Next stop on the Crazy Train: Norway. Everybody out.
You may have read about the bow and arrow attack in Norway last Wednesday. If you haven't, I will catch you up: Five people were killed and two more injured in a bow and arrow attack in the town of Konigsberg. Authorities arrested a lone suspect, a Danish man they believe acted alone. These same authorities are looking into the possibility that it was "an act of terror."
Well, of course it was. People strolling down the avenues of Konigsberg don't expect to be pierced by flying projectiles as they go about their daily business. Arrows? What year is this? Not just terrifying, but positively medieval. Prime Minister of Norway, Erna Solberg, said, "The perpetrator has carried out horrific acts against several people. It is a very dramatic situation that has hit Kongsberg society hard, and the events shake us all."

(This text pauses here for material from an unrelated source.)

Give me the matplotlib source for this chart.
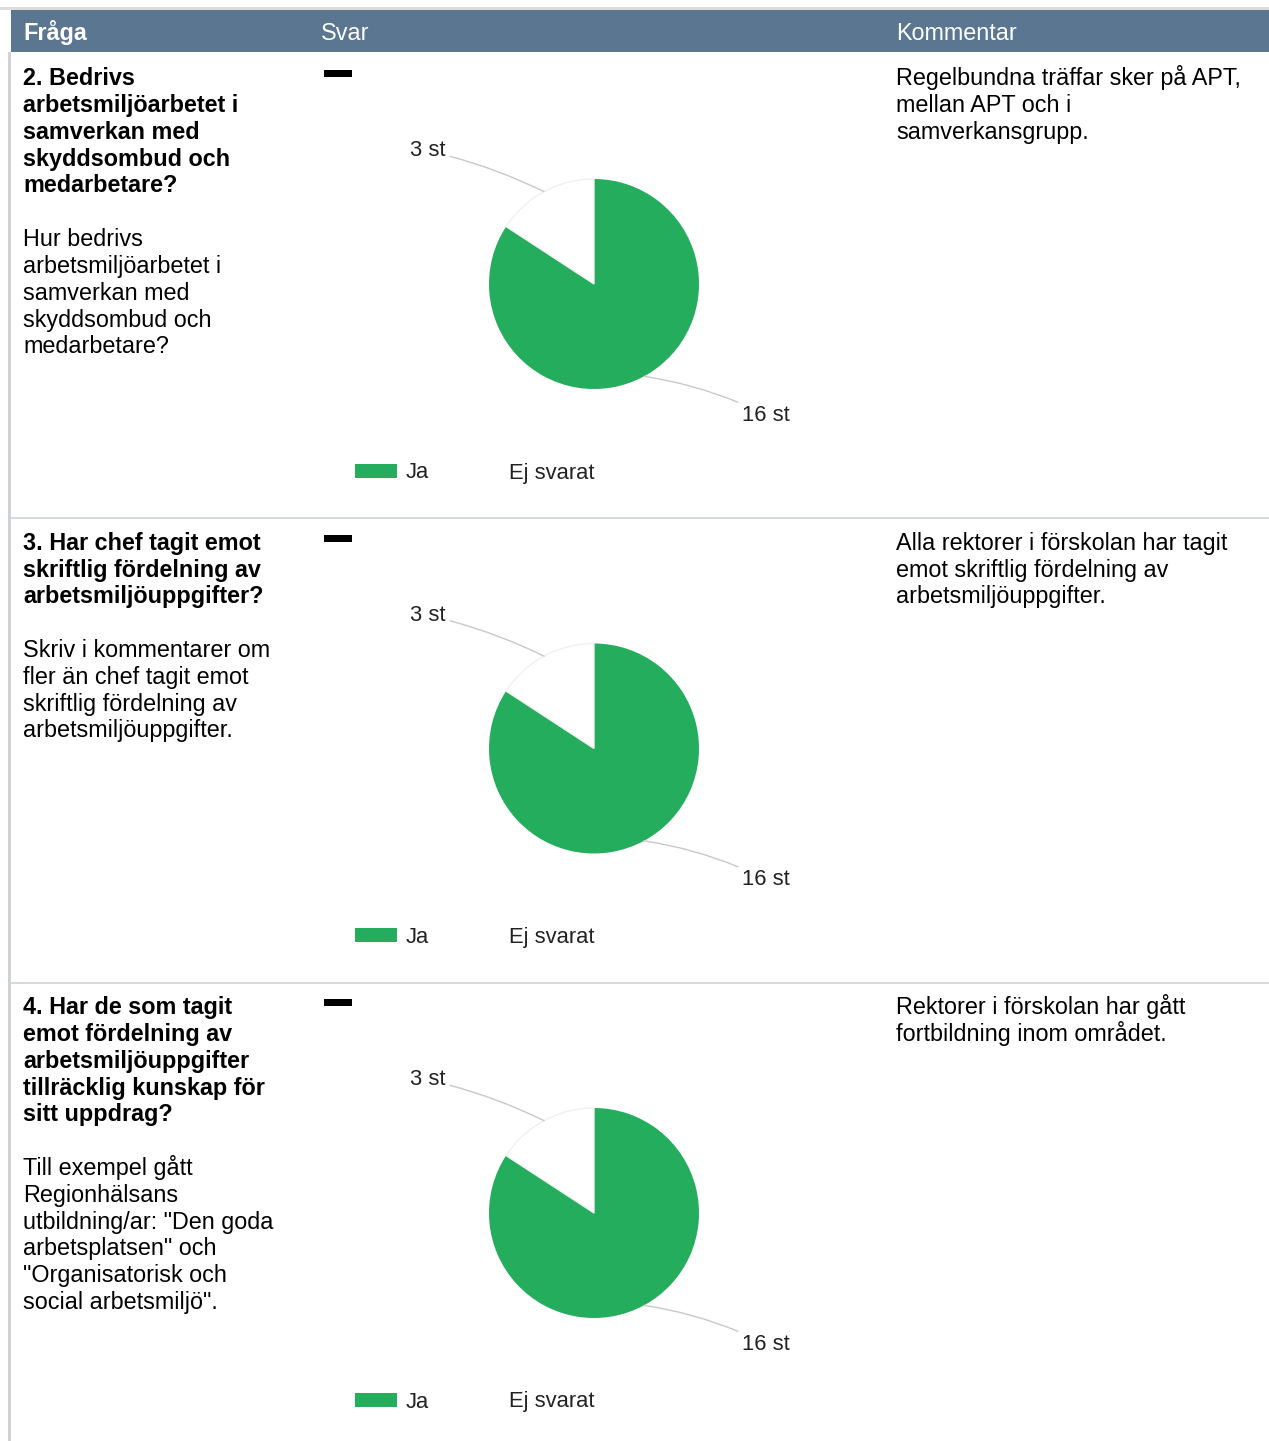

It should be noted that Ms. Solberg is in the last few days of her term, and is being replaced by a new Prime Minister, Jonas Gahr Store. One can only hope that Mr. Store will has a plan to get tough on bow and arrow control.
At least that's what idjits waiting at the Crazy Train stops here in America are wondering. And worrying. Colorado's nutjob congressperson Lauren Boebert tweeted: "A man in Norway just killed a bunch of people with a bow and arrow. Norway has some of the strictest gun laws around, yet mass killings still occur. Liberals need to understand it is not the gun - it is the criminal who commits the act!"
Quick take here: When bows and arrows are outlawed, only outlaws will have bows and arrows. We're looking at you, Hawkeye.
Of course, what's missing here is the sense of proportion. Five people were killed in Norway. Tragic no matter how you look at it. A hundred people a day die from gun violence every day in the United States. Every day. The most shocking part of this story is that it was a bow and arrow attack. News of the hundred souls lost to gun violence every day in the United States don't get this kind of attention because there is just too much of it. Every day. To crib from a Monty Python skit, Ms. Boebert seems to suggest that we stop being so sentimental, since people are killed in large groups every day.
The absurd protraction of this line of thought would be to wonder if a hundred Americans were killed every day by bow and arrow if we would take a hard look at their availability. Currently, statistics for bow and arrow related deaths are difficult to find, but while you're waiting for the train to come and pick you up, why not look into that.
1 comment:
This kind of blows my mind. In an imaginative way, now a speculative fiction piece come to mind about a community in which guns don't exist but people argue about making bow and arrow laws to stop the mass shootings. Archery is such an age-old skill. I hate to say that I admire someone who actually could pull off that kind of marksmanship. In a way that I could never respect a shooter of automatic weapons. I still don't want to know his name, thank you.